- **Data block**:
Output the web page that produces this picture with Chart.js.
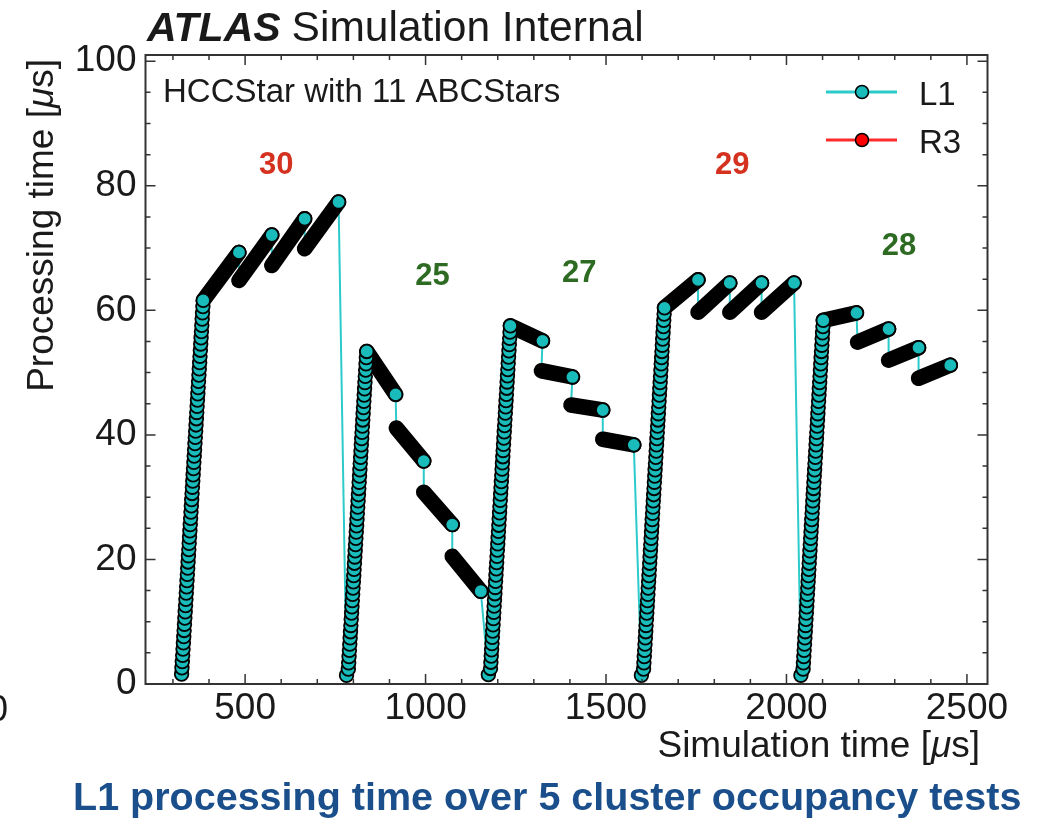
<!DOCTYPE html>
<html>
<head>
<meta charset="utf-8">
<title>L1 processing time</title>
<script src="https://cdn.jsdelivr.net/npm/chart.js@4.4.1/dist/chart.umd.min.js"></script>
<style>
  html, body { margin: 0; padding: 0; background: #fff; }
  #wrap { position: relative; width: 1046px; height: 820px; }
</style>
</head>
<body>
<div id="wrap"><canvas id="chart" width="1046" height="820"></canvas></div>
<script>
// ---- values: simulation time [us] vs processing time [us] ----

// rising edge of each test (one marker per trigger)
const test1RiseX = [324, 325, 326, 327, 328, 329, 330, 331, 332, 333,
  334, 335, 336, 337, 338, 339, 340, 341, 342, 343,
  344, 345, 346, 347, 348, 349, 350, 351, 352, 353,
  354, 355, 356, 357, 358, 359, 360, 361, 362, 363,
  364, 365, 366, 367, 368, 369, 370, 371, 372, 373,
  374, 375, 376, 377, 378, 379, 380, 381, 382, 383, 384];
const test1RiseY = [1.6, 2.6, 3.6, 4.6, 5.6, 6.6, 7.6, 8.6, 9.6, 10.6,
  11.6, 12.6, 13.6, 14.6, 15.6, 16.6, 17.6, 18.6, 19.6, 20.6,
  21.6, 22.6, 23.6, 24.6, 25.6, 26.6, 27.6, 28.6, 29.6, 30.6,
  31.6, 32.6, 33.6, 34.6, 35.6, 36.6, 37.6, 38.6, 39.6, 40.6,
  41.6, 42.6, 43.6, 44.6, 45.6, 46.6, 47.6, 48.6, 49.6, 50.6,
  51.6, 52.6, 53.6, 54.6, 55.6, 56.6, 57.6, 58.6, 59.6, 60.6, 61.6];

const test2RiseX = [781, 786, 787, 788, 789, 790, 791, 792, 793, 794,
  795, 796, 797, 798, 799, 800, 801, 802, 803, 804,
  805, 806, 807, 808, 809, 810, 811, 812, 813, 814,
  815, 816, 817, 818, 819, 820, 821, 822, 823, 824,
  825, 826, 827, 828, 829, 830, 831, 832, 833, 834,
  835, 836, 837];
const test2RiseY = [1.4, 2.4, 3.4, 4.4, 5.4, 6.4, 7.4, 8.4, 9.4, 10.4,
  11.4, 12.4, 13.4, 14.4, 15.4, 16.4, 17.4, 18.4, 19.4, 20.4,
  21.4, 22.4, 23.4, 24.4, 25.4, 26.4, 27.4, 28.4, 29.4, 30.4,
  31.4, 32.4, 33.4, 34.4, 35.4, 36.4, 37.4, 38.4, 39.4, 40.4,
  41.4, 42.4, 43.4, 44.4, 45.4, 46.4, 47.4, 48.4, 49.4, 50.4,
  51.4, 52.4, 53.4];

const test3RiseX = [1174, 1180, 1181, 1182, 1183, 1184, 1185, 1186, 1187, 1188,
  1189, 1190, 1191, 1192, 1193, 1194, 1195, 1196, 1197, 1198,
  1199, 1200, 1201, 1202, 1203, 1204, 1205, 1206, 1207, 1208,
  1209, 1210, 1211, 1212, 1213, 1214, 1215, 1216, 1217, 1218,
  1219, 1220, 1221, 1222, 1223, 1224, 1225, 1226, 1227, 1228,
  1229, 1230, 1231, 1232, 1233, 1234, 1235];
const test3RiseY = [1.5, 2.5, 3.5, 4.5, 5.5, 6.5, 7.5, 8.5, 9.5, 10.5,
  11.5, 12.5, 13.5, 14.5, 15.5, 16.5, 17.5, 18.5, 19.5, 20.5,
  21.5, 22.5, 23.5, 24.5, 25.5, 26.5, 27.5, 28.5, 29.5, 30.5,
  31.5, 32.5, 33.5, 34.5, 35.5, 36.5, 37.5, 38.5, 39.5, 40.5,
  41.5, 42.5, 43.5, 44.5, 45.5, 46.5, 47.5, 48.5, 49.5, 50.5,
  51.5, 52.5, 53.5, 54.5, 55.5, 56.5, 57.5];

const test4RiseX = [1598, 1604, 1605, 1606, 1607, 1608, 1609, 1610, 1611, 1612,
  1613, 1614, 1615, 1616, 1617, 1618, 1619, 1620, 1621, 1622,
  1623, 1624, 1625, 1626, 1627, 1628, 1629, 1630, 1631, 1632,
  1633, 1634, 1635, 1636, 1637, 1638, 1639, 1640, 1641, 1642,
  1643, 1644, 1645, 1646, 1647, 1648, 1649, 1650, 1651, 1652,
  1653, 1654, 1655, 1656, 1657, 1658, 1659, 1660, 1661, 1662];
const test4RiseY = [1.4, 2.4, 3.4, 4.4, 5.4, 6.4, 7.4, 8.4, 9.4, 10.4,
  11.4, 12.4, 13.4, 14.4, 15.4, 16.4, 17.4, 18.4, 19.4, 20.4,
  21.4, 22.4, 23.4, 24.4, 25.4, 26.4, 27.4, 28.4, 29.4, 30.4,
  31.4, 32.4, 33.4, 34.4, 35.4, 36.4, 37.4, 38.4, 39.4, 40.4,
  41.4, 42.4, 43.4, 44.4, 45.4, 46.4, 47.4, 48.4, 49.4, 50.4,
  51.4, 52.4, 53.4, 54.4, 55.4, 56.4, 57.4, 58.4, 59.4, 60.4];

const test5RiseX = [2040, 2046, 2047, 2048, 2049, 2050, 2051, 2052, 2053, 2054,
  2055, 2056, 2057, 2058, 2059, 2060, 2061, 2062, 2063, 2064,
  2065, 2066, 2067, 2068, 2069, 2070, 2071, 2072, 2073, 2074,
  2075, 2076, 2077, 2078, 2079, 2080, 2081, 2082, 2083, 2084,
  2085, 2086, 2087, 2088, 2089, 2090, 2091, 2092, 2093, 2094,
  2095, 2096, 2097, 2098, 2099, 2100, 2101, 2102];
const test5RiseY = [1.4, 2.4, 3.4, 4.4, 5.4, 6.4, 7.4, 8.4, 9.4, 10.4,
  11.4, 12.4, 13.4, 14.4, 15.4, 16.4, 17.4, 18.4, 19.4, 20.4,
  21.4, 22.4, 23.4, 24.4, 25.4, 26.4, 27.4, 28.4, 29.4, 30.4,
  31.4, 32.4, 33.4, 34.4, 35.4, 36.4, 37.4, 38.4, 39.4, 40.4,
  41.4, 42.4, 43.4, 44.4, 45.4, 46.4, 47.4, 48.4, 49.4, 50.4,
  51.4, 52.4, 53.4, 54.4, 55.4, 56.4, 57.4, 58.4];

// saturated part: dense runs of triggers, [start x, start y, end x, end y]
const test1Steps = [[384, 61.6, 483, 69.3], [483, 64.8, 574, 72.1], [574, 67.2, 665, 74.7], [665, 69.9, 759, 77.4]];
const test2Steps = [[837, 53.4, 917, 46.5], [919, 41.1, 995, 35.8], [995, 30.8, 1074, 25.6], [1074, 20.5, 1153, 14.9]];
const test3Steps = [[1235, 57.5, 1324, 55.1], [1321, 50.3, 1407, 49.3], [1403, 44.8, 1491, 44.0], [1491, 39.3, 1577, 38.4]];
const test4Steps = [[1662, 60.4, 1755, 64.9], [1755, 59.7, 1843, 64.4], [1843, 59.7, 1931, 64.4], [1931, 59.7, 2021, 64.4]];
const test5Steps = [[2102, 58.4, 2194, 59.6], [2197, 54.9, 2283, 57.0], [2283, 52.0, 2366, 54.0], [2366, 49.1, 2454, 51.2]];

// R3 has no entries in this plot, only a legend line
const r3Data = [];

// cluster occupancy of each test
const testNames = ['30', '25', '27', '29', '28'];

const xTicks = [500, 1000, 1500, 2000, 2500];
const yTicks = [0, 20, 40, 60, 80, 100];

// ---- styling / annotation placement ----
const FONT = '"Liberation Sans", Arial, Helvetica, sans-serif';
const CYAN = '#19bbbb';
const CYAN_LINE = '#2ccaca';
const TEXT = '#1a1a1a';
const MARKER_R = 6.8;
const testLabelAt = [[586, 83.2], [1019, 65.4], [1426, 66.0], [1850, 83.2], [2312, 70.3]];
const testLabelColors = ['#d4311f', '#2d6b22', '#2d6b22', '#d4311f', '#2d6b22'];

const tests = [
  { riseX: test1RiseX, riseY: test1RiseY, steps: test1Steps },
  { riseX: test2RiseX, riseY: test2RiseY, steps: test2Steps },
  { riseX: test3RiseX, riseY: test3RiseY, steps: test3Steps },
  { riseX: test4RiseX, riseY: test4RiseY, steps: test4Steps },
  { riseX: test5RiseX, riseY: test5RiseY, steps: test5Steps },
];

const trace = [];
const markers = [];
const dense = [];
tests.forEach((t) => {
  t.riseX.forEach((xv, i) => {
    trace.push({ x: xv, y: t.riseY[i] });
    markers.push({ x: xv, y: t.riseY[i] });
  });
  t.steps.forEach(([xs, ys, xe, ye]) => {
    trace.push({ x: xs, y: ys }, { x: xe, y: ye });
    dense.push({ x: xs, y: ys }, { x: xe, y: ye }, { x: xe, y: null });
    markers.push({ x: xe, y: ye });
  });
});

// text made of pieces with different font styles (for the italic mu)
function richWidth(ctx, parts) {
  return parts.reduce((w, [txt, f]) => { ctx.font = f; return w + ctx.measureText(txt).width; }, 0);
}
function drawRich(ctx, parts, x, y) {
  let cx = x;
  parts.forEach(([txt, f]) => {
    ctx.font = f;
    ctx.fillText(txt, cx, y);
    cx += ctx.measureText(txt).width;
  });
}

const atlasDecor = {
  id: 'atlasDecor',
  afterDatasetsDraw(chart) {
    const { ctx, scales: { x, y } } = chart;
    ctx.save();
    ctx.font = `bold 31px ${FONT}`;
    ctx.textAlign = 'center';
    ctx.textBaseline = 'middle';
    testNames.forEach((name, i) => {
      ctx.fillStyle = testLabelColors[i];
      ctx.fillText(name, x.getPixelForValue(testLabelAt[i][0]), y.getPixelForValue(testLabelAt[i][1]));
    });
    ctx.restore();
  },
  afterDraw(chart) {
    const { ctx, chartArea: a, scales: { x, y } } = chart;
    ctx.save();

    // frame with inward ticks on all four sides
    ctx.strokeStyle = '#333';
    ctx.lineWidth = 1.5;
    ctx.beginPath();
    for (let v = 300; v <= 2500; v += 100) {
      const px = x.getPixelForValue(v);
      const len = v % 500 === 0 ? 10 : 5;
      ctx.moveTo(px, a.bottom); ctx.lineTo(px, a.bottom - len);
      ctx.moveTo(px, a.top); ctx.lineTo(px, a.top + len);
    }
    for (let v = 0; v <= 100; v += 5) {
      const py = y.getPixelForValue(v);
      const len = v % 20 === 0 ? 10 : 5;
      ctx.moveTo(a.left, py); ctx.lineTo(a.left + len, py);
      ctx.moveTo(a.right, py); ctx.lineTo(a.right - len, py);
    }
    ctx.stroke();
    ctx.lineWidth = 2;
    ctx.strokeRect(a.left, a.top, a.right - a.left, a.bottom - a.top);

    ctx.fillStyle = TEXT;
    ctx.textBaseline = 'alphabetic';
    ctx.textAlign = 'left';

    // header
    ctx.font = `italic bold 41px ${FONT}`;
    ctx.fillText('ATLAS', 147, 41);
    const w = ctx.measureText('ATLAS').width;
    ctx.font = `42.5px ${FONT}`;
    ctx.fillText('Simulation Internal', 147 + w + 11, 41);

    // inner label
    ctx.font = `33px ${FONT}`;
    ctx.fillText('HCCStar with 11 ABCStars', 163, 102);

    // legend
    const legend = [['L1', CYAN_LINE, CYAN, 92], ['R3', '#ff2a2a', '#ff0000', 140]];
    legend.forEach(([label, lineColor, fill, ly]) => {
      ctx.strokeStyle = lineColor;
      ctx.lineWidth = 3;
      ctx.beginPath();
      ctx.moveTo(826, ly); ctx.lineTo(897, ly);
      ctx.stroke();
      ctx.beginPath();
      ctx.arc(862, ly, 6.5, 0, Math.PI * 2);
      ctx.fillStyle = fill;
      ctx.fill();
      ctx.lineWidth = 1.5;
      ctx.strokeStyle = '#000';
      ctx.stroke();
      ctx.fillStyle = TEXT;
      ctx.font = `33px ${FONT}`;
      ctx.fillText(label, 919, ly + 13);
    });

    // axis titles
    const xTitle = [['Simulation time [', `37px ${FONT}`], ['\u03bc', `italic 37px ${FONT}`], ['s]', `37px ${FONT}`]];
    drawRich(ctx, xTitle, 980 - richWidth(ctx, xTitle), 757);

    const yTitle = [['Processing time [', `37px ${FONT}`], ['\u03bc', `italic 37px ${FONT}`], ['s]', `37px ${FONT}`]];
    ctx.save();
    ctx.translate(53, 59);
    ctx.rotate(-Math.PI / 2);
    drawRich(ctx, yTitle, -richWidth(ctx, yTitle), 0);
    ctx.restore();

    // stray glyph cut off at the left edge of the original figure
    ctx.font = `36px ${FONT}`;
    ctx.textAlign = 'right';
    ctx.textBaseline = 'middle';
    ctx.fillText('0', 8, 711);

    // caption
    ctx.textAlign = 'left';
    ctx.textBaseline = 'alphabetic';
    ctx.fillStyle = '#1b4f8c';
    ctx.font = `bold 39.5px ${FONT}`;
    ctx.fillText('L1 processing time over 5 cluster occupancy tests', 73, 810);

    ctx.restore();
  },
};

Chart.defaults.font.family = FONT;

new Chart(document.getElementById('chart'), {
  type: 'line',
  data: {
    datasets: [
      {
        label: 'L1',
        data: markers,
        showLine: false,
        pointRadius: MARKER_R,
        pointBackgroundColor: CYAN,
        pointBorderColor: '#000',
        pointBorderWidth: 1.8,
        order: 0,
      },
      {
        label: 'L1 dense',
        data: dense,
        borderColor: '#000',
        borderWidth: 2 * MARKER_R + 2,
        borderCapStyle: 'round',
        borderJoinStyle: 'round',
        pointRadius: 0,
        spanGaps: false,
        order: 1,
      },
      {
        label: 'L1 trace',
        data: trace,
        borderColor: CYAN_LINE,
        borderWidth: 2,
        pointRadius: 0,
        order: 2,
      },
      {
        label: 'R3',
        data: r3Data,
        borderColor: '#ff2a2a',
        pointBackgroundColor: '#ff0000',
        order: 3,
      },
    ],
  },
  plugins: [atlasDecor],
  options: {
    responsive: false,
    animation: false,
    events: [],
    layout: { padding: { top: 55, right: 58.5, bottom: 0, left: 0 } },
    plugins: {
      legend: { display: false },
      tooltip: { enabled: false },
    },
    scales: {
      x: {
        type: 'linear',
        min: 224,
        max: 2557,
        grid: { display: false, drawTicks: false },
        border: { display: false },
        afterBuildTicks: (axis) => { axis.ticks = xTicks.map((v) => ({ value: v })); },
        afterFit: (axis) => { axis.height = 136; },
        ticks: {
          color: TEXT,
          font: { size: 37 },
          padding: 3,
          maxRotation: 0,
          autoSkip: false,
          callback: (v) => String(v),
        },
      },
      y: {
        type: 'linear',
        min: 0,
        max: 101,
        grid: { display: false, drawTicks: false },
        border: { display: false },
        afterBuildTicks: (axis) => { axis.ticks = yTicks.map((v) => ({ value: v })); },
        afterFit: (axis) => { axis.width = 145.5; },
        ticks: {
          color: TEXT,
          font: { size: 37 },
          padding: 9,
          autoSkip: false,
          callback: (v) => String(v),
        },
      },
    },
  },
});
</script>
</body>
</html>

- **What you are asked to do**: Exactly as written, please give again the lines from the beginning of the listing through the line containing "51.4, 52.4, 53.4];", inclusive, without any pictures.

- **Right answer**:
Output the web page that produces this picture with Chart.js.
<!DOCTYPE html>
<html>
<head>
<meta charset="utf-8">
<title>L1 processing time</title>
<script src="https://cdn.jsdelivr.net/npm/chart.js@4.4.1/dist/chart.umd.min.js"></script>
<style>
  html, body { margin: 0; padding: 0; background: #fff; }
  #wrap { position: relative; width: 1046px; height: 820px; }
</style>
</head>
<body>
<div id="wrap"><canvas id="chart" width="1046" height="820"></canvas></div>
<script>
// ---- values: simulation time [us] vs processing time [us] ----

// rising edge of each test (one marker per trigger)
const test1RiseX = [324, 325, 326, 327, 328, 329, 330, 331, 332, 333,
  334, 335, 336, 337, 338, 339, 340, 341, 342, 343,
  344, 345, 346, 347, 348, 349, 350, 351, 352, 353,
  354, 355, 356, 357, 358, 359, 360, 361, 362, 363,
  364, 365, 366, 367, 368, 369, 370, 371, 372, 373,
  374, 375, 376, 377, 378, 379, 380, 381, 382, 383, 384];
const test1RiseY = [1.6, 2.6, 3.6, 4.6, 5.6, 6.6, 7.6, 8.6, 9.6, 10.6,
  11.6, 12.6, 13.6, 14.6, 15.6, 16.6, 17.6, 18.6, 19.6, 20.6,
  21.6, 22.6, 23.6, 24.6, 25.6, 26.6, 27.6, 28.6, 29.6, 30.6,
  31.6, 32.6, 33.6, 34.6, 35.6, 36.6, 37.6, 38.6, 39.6, 40.6,
  41.6, 42.6, 43.6, 44.6, 45.6, 46.6, 47.6, 48.6, 49.6, 50.6,
  51.6, 52.6, 53.6, 54.6, 55.6, 56.6, 57.6, 58.6, 59.6, 60.6, 61.6];

const test2RiseX = [781, 786, 787, 788, 789, 790, 791, 792, 793, 794,
  795, 796, 797, 798, 799, 800, 801, 802, 803, 804,
  805, 806, 807, 808, 809, 810, 811, 812, 813, 814,
  815, 816, 817, 818, 819, 820, 821, 822, 823, 824,
  825, 826, 827, 828, 829, 830, 831, 832, 833, 834,
  835, 836, 837];
const test2RiseY = [1.4, 2.4, 3.4, 4.4, 5.4, 6.4, 7.4, 8.4, 9.4, 10.4,
  11.4, 12.4, 13.4, 14.4, 15.4, 16.4, 17.4, 18.4, 19.4, 20.4,
  21.4, 22.4, 23.4, 24.4, 25.4, 26.4, 27.4, 28.4, 29.4, 30.4,
  31.4, 32.4, 33.4, 34.4, 35.4, 36.4, 37.4, 38.4, 39.4, 40.4,
  41.4, 42.4, 43.4, 44.4, 45.4, 46.4, 47.4, 48.4, 49.4, 50.4,
  51.4, 52.4, 53.4];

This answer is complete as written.